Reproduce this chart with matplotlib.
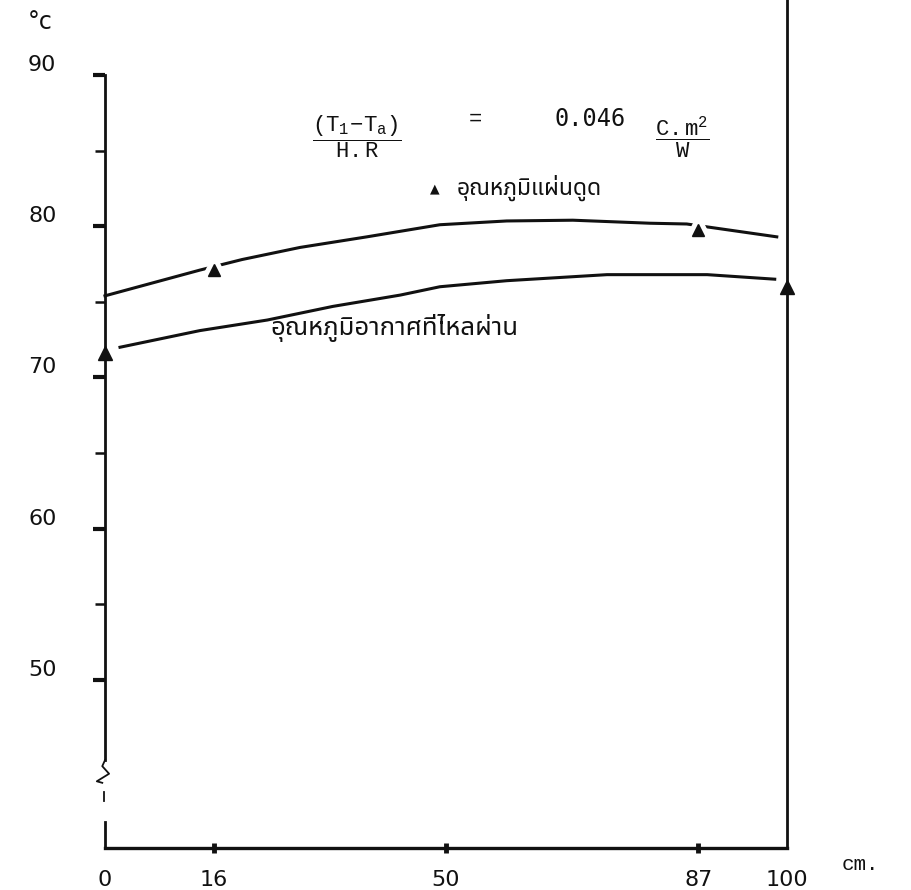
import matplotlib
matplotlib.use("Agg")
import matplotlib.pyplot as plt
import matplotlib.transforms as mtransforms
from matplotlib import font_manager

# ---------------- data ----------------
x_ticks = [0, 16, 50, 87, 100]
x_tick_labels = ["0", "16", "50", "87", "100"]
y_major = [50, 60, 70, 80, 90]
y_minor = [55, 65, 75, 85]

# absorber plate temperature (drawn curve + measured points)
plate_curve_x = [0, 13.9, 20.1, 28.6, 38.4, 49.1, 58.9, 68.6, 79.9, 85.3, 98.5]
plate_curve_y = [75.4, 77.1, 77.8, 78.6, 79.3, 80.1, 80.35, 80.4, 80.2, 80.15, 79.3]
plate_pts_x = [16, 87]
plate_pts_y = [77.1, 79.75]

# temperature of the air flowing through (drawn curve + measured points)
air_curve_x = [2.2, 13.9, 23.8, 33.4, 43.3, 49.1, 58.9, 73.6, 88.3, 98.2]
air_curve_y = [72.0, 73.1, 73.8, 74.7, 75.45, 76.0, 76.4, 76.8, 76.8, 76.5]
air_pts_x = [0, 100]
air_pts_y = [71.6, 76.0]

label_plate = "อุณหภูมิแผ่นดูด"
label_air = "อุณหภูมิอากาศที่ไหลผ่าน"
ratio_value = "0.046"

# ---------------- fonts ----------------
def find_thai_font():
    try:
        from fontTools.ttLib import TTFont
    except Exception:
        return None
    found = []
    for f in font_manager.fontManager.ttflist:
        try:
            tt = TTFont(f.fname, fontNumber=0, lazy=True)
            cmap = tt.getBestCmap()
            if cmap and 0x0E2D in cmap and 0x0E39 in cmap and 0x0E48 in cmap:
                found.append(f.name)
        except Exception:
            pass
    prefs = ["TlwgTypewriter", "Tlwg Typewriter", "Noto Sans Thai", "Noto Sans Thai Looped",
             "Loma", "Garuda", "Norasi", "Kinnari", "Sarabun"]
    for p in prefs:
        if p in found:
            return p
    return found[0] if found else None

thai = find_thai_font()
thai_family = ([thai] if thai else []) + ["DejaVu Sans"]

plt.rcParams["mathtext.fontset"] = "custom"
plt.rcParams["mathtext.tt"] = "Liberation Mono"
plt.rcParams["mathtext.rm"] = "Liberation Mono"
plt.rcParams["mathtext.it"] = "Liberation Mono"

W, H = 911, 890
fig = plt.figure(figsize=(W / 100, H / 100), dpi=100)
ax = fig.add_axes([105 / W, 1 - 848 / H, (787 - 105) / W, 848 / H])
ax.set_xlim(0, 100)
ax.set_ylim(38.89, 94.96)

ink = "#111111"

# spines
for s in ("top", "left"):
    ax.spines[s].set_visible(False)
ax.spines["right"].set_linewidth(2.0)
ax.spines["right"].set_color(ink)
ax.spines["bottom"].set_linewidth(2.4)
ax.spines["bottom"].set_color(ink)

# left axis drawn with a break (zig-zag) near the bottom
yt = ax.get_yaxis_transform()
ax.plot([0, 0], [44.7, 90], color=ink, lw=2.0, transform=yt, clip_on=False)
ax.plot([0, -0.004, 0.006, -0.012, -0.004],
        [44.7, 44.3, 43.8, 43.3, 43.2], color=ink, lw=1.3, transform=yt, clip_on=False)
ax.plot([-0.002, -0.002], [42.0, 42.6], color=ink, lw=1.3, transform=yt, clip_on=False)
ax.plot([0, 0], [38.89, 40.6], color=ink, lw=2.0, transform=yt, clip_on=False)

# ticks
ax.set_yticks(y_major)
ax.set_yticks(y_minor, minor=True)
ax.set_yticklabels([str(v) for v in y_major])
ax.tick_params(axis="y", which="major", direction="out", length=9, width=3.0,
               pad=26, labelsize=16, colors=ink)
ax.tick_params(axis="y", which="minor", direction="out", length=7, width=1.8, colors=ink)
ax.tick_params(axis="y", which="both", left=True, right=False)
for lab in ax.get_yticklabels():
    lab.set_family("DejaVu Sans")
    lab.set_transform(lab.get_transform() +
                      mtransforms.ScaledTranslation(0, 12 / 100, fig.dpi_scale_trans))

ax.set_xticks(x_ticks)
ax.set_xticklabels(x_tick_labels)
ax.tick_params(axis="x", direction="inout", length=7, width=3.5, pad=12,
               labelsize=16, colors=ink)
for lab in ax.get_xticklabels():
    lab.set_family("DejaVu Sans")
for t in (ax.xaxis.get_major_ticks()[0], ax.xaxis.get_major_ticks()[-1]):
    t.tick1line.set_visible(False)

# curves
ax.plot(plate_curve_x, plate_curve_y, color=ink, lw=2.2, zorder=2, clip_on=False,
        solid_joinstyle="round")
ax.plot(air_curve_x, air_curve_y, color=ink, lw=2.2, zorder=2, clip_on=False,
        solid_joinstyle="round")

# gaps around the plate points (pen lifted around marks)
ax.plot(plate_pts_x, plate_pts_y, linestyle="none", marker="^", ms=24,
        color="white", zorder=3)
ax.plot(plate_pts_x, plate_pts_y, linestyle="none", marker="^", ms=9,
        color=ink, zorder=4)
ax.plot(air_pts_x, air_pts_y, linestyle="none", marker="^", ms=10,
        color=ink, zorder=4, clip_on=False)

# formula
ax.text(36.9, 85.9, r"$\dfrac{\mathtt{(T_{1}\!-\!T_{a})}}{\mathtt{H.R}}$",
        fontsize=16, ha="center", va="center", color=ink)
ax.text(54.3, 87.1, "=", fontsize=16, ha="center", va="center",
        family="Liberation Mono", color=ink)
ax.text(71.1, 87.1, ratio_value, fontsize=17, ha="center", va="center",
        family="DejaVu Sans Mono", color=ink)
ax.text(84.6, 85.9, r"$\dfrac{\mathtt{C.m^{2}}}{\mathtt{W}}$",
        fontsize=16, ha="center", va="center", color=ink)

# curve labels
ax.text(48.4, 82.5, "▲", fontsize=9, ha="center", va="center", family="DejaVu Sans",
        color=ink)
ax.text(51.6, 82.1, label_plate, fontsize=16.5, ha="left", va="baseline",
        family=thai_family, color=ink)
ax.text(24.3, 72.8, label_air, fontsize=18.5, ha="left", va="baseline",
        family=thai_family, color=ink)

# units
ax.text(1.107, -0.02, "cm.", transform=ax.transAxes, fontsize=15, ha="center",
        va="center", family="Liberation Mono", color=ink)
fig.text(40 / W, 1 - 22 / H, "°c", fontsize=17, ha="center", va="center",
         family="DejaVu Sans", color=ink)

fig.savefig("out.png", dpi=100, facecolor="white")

........

REQUIRED WORK: Starting at the top of the listing above, please restate word for word each line up to and including the one that holds "y_minor = [55, 65, 75, 85]", omitting every image.

FINISHED TASK:
Reproduce this chart with matplotlib.
import matplotlib
matplotlib.use("Agg")
import matplotlib.pyplot as plt
import matplotlib.transforms as mtransforms
from matplotlib import font_manager

# ---------------- data ----------------
x_ticks = [0, 16, 50, 87, 100]
x_tick_labels = ["0", "16", "50", "87", "100"]
y_major = [50, 60, 70, 80, 90]
y_minor = [55, 65, 75, 85]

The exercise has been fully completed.